En este aspecto, debemos afirmar que Jesús no es asexuado en el nivel de carencia sino suprasexuado: realiza su amor de tal manera que desborda el viejo plano de los sexos, en actitud de generosidad paciente y creadora que se abre salvadoramente a todos los humanos. Por eso Jesús no ha buscado una mujer que complemente femeninamente su redención masculina. En ese aspecto no necesita ni siquiera de María. Jesús resucitado se halla, según eso, en aquella culminación donde ya "no existe varón ni mujer" (Gál 3,28). María, en cambio, se ha encontrado en el camino, lo mismo que nosotros. Por una parte es madre-mujer mientras sigue el proceso de la historia: en esa perspectiva ha dialogado con Dios en la anunciación, ha cuidado de Jesús y se mantiene como signo de maternidad dentro de la iglesia (Jn 19,26-27). Pero, al mismo tiempo, ella es persona total, es la primera persona de la nueva humanidad, como ya hemos indicado previamente; en este sentido, ella no se define ya ni como mujer ni como varón, sino como creyente en la profundidad de su apertura trinitaria.

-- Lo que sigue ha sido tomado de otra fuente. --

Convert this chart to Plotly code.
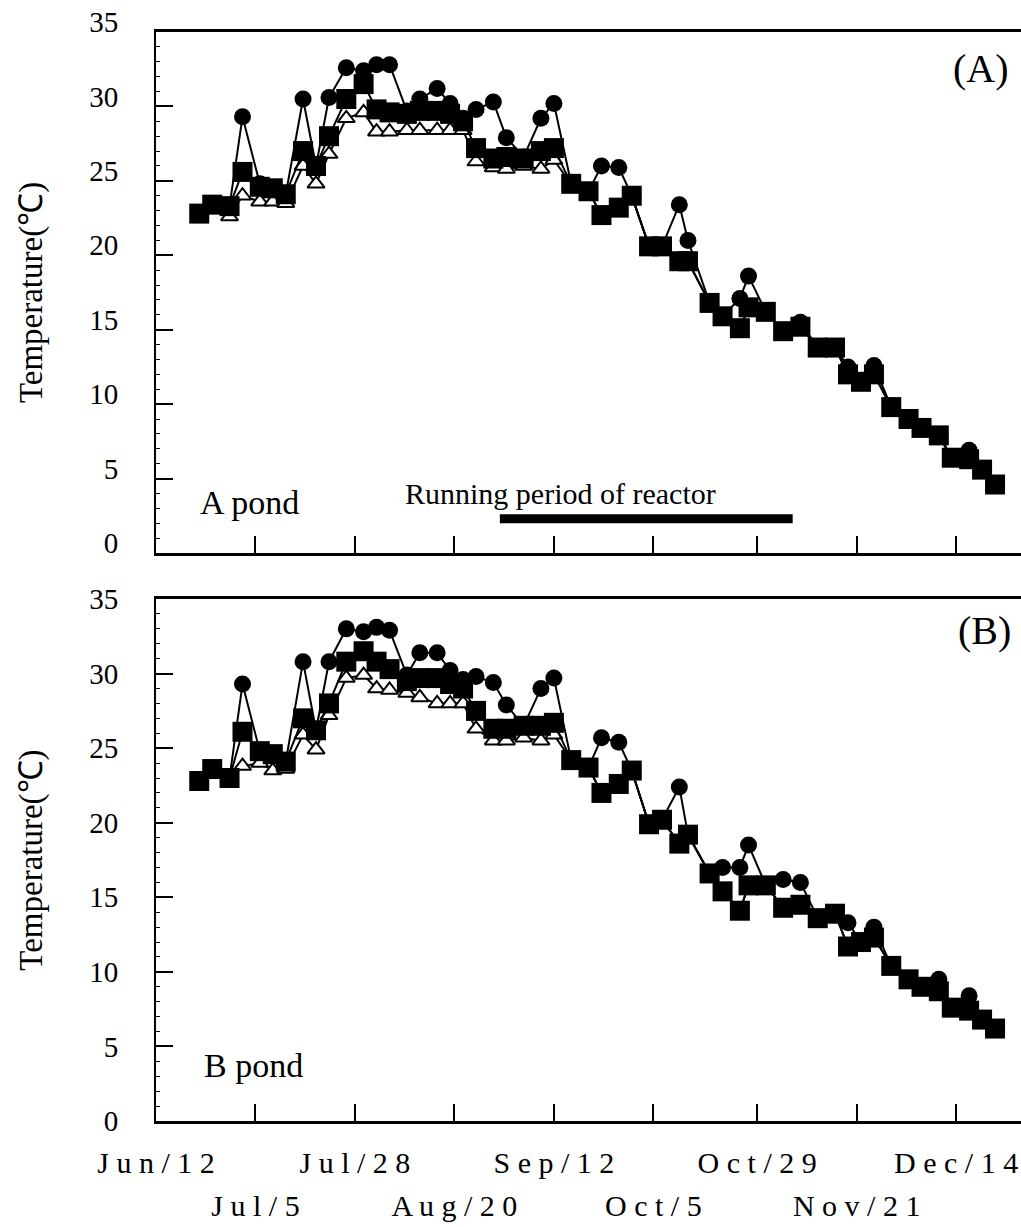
import plotly.graph_objects as go

# ---------------- data ----------------
DATES = [
    "2007-06-22", "2007-06-25", "2007-06-29", "2007-07-02", "2007-07-06", "2007-07-09",
    "2007-07-12", "2007-07-16", "2007-07-19", "2007-07-22", "2007-07-26", "2007-07-30",
    "2007-08-02", "2007-08-05", "2007-08-09", "2007-08-12", "2007-08-16", "2007-08-19",
    "2007-08-22", "2007-08-25", "2007-08-29", "2007-09-01", "2007-09-05", "2007-09-09",
    "2007-09-12", "2007-09-16", "2007-09-20", "2007-09-23", "2007-09-27", "2007-09-30",
    "2007-10-04", "2007-10-07", "2007-10-11", "2007-10-13", "2007-10-18", "2007-10-21",
    "2007-10-25", "2007-10-27", "2007-10-31", "2007-11-04", "2007-11-08", "2007-11-12",
    "2007-11-16", "2007-11-19", "2007-11-22", "2007-11-25", "2007-11-29", "2007-12-03",
    "2007-12-06", "2007-12-10", "2007-12-13", "2007-12-17", "2007-12-20", "2007-12-23",
]

A_CIRCLE = [22.8, 23.4, 23.3, 29.3, 24.8, 24.5, 24.1, 30.5, 26.0, 30.6,
            32.6, 32.4, 32.8, 32.8, 29.7, 30.5, 31.2, 30.2, 29.2, 29.8,
            30.3, 27.9, 26.6, 29.2, 30.2, 24.8, 24.3, 26.0, 25.9, 24.0,
            20.6, 20.6, 23.4, 21.0, 16.8, 15.9, 17.1, 18.6, 16.2, 14.9,
            15.5, 13.8, 13.8, 12.5, 11.5, 12.6, 9.8, 9.0, 8.4, 7.9,
            6.4, 6.9, 5.6, 4.6]
A_SQUARE = [22.8, 23.4, 23.3, 25.6, 24.6, 24.5, 24.1, 27.0, 26.0, 28.0,
            30.5, 31.5, 29.8, 29.6, 29.5, 29.7, 29.7, 29.5, 29.0, 27.2,
            26.5, 26.6, 26.5, 27.0, 27.2, 24.8, 24.3, 22.7, 23.2, 24.0,
            20.6, 20.6, 19.6, 19.6, 16.8, 15.9, 15.1, 16.5, 16.2, 14.9,
            15.2, 13.8, 13.8, 12.0, 11.5, 12.0, 9.8, 9.0, 8.4, 7.9,
            6.4, 6.3, 5.6, 4.6]
A_TRIANGLE = [22.7, 23.3, 22.6, 24.0, 23.6, 23.6, 23.5, 26.0, 24.8, 26.8,
              29.2, 29.6, 28.3, 28.3, 28.4, 28.4, 28.4, 28.4, 28.4, 26.3,
              25.9, 25.8, 26.0, 25.8, 26.4, 24.8, 24.3, 22.7, 23.2, 24.0,
              20.6, 20.6, 19.6, 19.6, 16.8, 15.9, 15.1, 16.5, 16.2, 14.9,
              15.2, 13.8, 13.8, 12.0, 11.5, 12.0, 9.8, 9.0, 8.4, 7.9,
              6.4, 6.3, 5.6, 4.6]

B_CIRCLE = [22.8, 23.6, 23.0, 29.3, 24.8, 24.6, 24.1, 30.8, 26.2, 30.8,
            33.0, 32.8, 33.1, 32.9, 29.9, 31.4, 31.4, 30.2, 29.6, 29.8,
            29.4, 27.9, 26.5, 29.0, 29.7, 24.2, 23.7, 25.7, 25.4, 23.5,
            19.9, 20.2, 22.4, 19.2, 16.6, 17.0, 17.0, 18.5, 15.8, 16.2,
            16.0, 13.6, 13.9, 13.3, 12.0, 13.0, 10.4, 9.5, 9.0, 9.5,
            7.6, 8.4, 6.8, 6.2]
B_SQUARE = [22.8, 23.6, 23.0, 26.1, 24.8, 24.6, 24.1, 27.0, 26.2, 28.0,
            30.8, 31.5, 30.8, 30.3, 29.5, 29.7, 29.7, 29.3, 29.0, 27.5,
            26.3, 26.3, 26.5, 26.5, 26.7, 24.2, 23.7, 22.0, 22.6, 23.5,
            19.9, 20.2, 18.6, 19.2, 16.6, 15.4, 14.1, 15.8, 15.8, 14.3,
            14.5, 13.6, 13.9, 11.7, 12.0, 12.3, 10.4, 9.5, 9.0, 8.7,
            7.6, 7.4, 6.8, 6.2]
B_TRIANGLE = [22.8, 23.4, 23.0, 23.8, 24.0, 23.5, 23.6, 25.9, 24.9, 27.2,
              29.7, 29.9, 29.0, 28.9, 28.7, 28.4, 28.0, 28.0, 28.0, 26.3,
              25.5, 25.5, 25.7, 25.5, 25.9, 24.2, 23.7, 22.0, 22.6, 23.5,
              19.9, 20.2, 18.6, 19.2, 16.6, 15.4, 14.1, 15.8, 15.8, 14.3,
              14.5, 13.6, 13.9, 11.7, 12.0, 12.3, 10.4, 9.5, 9.0, 8.7,
              7.6, 7.4, 6.8, 6.2]

TICK_DATES = ["2007-06-12", "2007-07-05", "2007-07-28", "2007-08-20", "2007-09-12",
              "2007-10-05", "2007-10-29", "2007-11-21", "2007-12-14"]
TICK_ROW1 = ["J u n / 1 2", "", "J u l / 2 8", "", "S e p / 1 2", "", "O c t / 2 9", "", "D e c / 1 4"]
TICK_ROW2 = ["", "J u l / 5", "", "A u g / 2 0", "", "O c t / 5", "", "N o v / 2 1", ""]
X_RANGE = ["2007-06-12", "2007-12-29"]
Y_TICKS = [0, 5, 10, 15, 20, 25, 30, 35]

RUN_START = "2007-08-30 12:00"
RUN_END = "2007-11-06 05:00"
RUN_LEVEL = 2.3

FONT = "Liberation Serif"

fig = go.Figure()


def add_panel(xa, ya, circ, sq, tri):
    fig.add_trace(go.Scatter(
        x=DATES, y=tri, xaxis=xa, yaxis=ya, mode="lines+markers",
        line=dict(color="black", width=2),
        marker=dict(symbol="triangle-up", size=15, color="white",
                    line=dict(color="black", width=2))))
    fig.add_trace(go.Scatter(
        x=DATES, y=sq, xaxis=xa, yaxis=ya, mode="lines+markers",
        line=dict(color="black", width=2),
        marker=dict(symbol="square", size=20, color="black")))
    fig.add_trace(go.Scatter(
        x=DATES, y=circ, xaxis=xa, yaxis=ya, mode="lines+markers",
        line=dict(color="black", width=2),
        marker=dict(symbol="circle", size=17, color="black")))


add_panel("x", "y", A_CIRCLE, A_SQUARE, A_TRIANGLE)
add_panel("x2", "y2", B_CIRCLE, B_SQUARE, B_TRIANGLE)

xcommon = dict(type="date", range=X_RANGE, tickvals=TICK_DATES, ticks="inside",
               ticklen=17, tickwidth=2, tickcolor="black", showline=True,
               linewidth=3, linecolor="black", mirror=True, showgrid=False,
               zeroline=False)
ycommon = dict(range=[0, 35], tickvals=Y_TICKS, ticks="inside", ticklen=17,
               tickwidth=2, tickcolor="black", showline=True, linewidth=2,
               linecolor="black", showgrid=False, zeroline=False,
               minor=dict(dtick=1, tick0=0, ticks="inside", ticklen=4,
                          tickwidth=1, tickcolor="black"),
               tickfont=dict(family=FONT, size=29, color="black"),
               ticklabelstandoff=30,
               title=dict(text="Temperature(℃)",
                          font=dict(family=FONT, size=33, color="black"),
                          standoff=37))

fig.update_layout(
    width=1021, height=1227,
    margin=dict(l=156, r=0, t=32, b=106),
    plot_bgcolor="white", paper_bgcolor="white",
    showlegend=False,
    xaxis=dict(xcommon, anchor="y", domain=[0, 1], showticklabels=False),
    xaxis2=dict(xcommon, anchor="y2", domain=[0, 1], showticklabels=True,
                ticktext=TICK_ROW1,
                tickfont=dict(family=FONT, size=30, color="black"),
                ticklabelstandoff=13),
    xaxis3=dict(type="date", range=X_RANGE, overlaying="x2", anchor="y2",
                side="bottom", tickvals=TICK_DATES, ticktext=TICK_ROW2,
                ticks="", showline=False, showgrid=False, zeroline=False,
                tickfont=dict(family=FONT, size=30, color="black"),
                ticklabelstandoff=64),
    yaxis=dict(ycommon, anchor="x", domain=[0.5216, 1.0], ticklabelshift=-10),
    yaxis2=dict(ycommon, anchor="x2", domain=[0.0, 0.4793]),
)

# invisible trace so the second label row (xaxis3) renders
fig.add_trace(go.Scatter(x=[X_RANGE[0]], y=[None], xaxis="x3", yaxis="y2",
                         mode="markers", showlegend=False, hoverinfo="skip"))

fig.add_shape(type="line", xref="x", yref="y", x0=RUN_START, x1=RUN_END,
              y0=RUN_LEVEL, y1=RUN_LEVEL, line=dict(color="black", width=9))

fig.add_annotation(text="Running period of reactor", x="2007-09-13 10:00", y=4.0,
                   xref="x", yref="y", showarrow=False, yanchor="middle",
                   font=dict(family=FONT, size=30, color="black"))
fig.add_annotation(text="A pond", x="2007-06-21 17:00", y=3.4, xref="x", yref="y",
                   xanchor="left", yanchor="middle", showarrow=False,
                   font=dict(family=FONT, size=34, color="black"))
fig.add_annotation(text="B pond", x="2007-06-22 14:00", y=3.7, xref="x2", yref="y2",
                   xanchor="left", yanchor="middle", showarrow=False,
                   font=dict(family=FONT, size=34, color="black"))
fig.add_annotation(text="(A)", x=1, y=0.929, xref="x domain", yref="y domain",
                   xanchor="right", yanchor="middle", xshift=-10, showarrow=False,
                   font=dict(family=FONT, size=40, color="black"))
fig.add_annotation(text="(B)", x=1, y=0.939, xref="x2 domain", yref="y2 domain",
                   xanchor="right", yanchor="middle", xshift=-8, showarrow=False,
                   font=dict(family=FONT, size=40, color="black"))

fig.write_html("out.html")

Llegamos de esta forma al centro de la gran paradoja de la historia de la salvación, que Pablo ha reflejado de algún modo al final de un argumento atormentado, donde avanza vuelve y gira sin hallar, al parecer, las palabras que buscaba: "No hay mujer sin varón, ni varón sin mujer en el Señor; porque así como la mujer (provino) del varón, así también el varón (nace) por la mujer. Y todos provienen de Dios" ( I Cor I I, I I 12). Varón y mujer viven en un plano de complementariedad mundana (histórica), que se abre desde ahora hacia la nueva creatura (cf Ef 2,15). En ese plano superior, donde no existe griego ni judío, varón ni mujer (cf Gál 3,28), viene a situarnos ya María: ella es presencia de Dios y signo trinitario por ser persona nueva, aquella que ha iniciado sobre el mundo, en forma plena, abierta, el camino de la fe para los hombres.